Information provided
◆ ◆ ◆ ◆ ◆ ◆ ◆
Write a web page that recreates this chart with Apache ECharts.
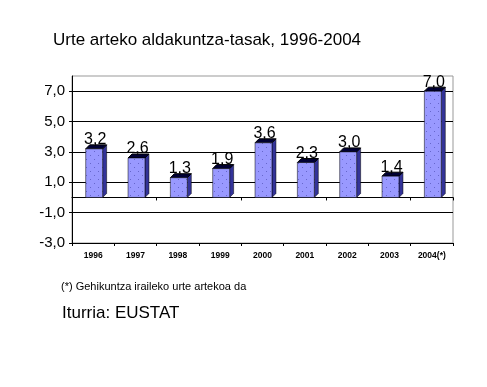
<!DOCTYPE html>
<html><head><meta charset="utf-8">
<script src="https://cdn.jsdelivr.net/npm/echarts@6/dist/echarts.min.js"></script>
<style>html,body{margin:0;padding:0;background:#fff}#c{width:487px;height:387px}</style>
</head><body><div id="c"></div>
<script>
const categories = ['1996','1997','1998','1999','2000','2001','2002','2003','2004(*)'];
const values = [3.2, 2.6, 1.3, 1.9, 3.6, 2.3, 3.0, 1.4, 7.0];
const yTicks = [-3, -1, 1, 3, 5, 7];
const titleText = 'Urte arteko aldakuntza-tasak, 1996-2004';
const noteText = '(*) Gehikuntza iraileko urte artekoa da';
const sourceText = 'Iturria: EUSTAT';

function fmt(v){ return v.toFixed(1).replace('.', ','); }

// dotted fill pattern
const pc = document.createElement('canvas');
pc.width = 8; pc.height = 8;
const pctx = pc.getContext('2d');
pctx.fillStyle = '#9999ff'; pctx.fillRect(0,0,8,8);
pctx.fillStyle = '#6666cc'; pctx.fillRect(2,3,1,1); pctx.fillRect(6,7,1,1);

const F = 'Arial, "Liberation Sans", sans-serif';
const chart = echarts.init(document.getElementById('c'), null, {renderer:'canvas'});
chart.setOption({
  animation: false,
  backgroundColor: '#fff',
  title: [
    {text: titleText, left: 53, top: 32, padding: 0, textStyle:{fontFamily:F, fontSize:17, fontWeight:'normal', color:'#000'}},
    {text: noteText, left: 61, top: 281, padding: 0, textStyle:{fontFamily:F, fontSize:11, fontWeight:'normal', color:'#000'}},
    {text: sourceText, left: 62, top: 305, padding: 0, textStyle:{fontFamily:F, fontSize:17, fontWeight:'normal', color:'#000'}}
  ],
  grid: {left: 72, right: 34, top: 76, bottom: 144, show: true, borderColor: '#999', borderWidth: 1, backgroundColor: '#fff'},
  xAxis: [{
    type: 'category', data: categories, position: 'bottom',
    axisLine: {show: true, onZero: false, lineStyle:{color:'#000', width:1}},
    axisTick: {show: true, alignWithLabel: false, length: 3, lineStyle:{color:'#000'}},
    axisLabel: {fontFamily:F, fontSize:8.5, fontWeight:'bold', color:'#000', margin:8, interval:0}
  }, {
    type: 'category', data: categories, position: 'bottom',
    axisLine: {show: true, onZero: true, lineStyle:{color:'#000', width:1}},
    axisTick: {show: true, alignWithLabel: false, length: 3, lineStyle:{color:'#000'}},
    axisLabel: {show: false},
    splitLine: {show: false}
  }],
  yAxis: {
    type: 'value', min: -3, max: 8, interval: 2,
    axisLine: {show: true, lineStyle:{color:'#000', width:1}},
    axisTick: {show: true, length: 3, lineStyle:{color:'#000'}},
    axisLabel: {fontFamily:F, fontSize:15, color:'#000', margin:7, showMaxLabel:false,
      formatter: v => yTicks.indexOf(v) >= 0 ? fmt(v) : ''},
    splitLine: {show: true, showMaxLine: false, showMinLine: false, lineStyle:{color:'#000', width:1}}
  },
  series: [{
    type: 'custom',
    xAxisIndex: 0,
    data: values.map((v,i)=>[i,v]),
    encode: {x:0, y:1},
    renderItem: function(params, api){
      const x = api.value(0), v = api.value(1);
      const top = api.coord([x, v]);
      const base = api.coord([x, 0]);
      const bw = api.size([1,0])[0]*0.4;
      const d = 4;
      const l = top[0]-bw/2+1, r = l+bw;
      return {type:'group', children:[
        {type:'polygon', shape:{points:[[r,top[1]],[r+d,top[1]-d],[r+d,base[1]-d],[r,base[1]]]}, style:{fill:'#333399', stroke:'#000', lineWidth:0.5}},
        {type:'polygon', shape:{points:[[l,top[1]],[l+d,top[1]-d],[r+d,top[1]-d],[r,top[1]]]}, style:{fill:'#000033', stroke:'#000', lineWidth:1}},
        {type:'rect', shape:{x:l, y:top[1], width:bw, height:base[1]-top[1]}, style:{fill:{image:pc, repeat:'repeat'}, stroke:'#000', lineWidth:0.5}},
        {type:'text', x: top[0]+2, y: top[1]-1, style:{text: fmt(v), textAlign:'center', textVerticalAlign:'bottom', font:'16px ' + F, fill:'#000'}}
      ]};
    },
    z: 5
  }]
});
</script></body></html>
◆ ◆ ◆ ◆ ◆ ◆ ◆
Stated exercise
Exactly restate the lines from the beginning of the data through the line with "pctx.fillStyle = '#6666cc';", and no others, keeping pictures out.

Answer to this problem
Write a web page that recreates this chart with Apache ECharts.
<!DOCTYPE html>
<html><head><meta charset="utf-8">
<script src="https://cdn.jsdelivr.net/npm/echarts@6/dist/echarts.min.js"></script>
<style>html,body{margin:0;padding:0;background:#fff}#c{width:487px;height:387px}</style>
</head><body><div id="c"></div>
<script>
const categories = ['1996','1997','1998','1999','2000','2001','2002','2003','2004(*)'];
const values = [3.2, 2.6, 1.3, 1.9, 3.6, 2.3, 3.0, 1.4, 7.0];
const yTicks = [-3, -1, 1, 3, 5, 7];
const titleText = 'Urte arteko aldakuntza-tasak, 1996-2004';
const noteText = '(*) Gehikuntza iraileko urte artekoa da';
const sourceText = 'Iturria: EUSTAT';

function fmt(v){ return v.toFixed(1).replace('.', ','); }

// dotted fill pattern
const pc = document.createElement('canvas');
pc.width = 8; pc.height = 8;
const pctx = pc.getContext('2d');
pctx.fillStyle = '#9999ff'; pctx.fillRect(0,0,8,8);
pctx.fillStyle = '#6666cc'; pctx.fillRect(2,3,1,1); pctx.fillRect(6,7,1,1);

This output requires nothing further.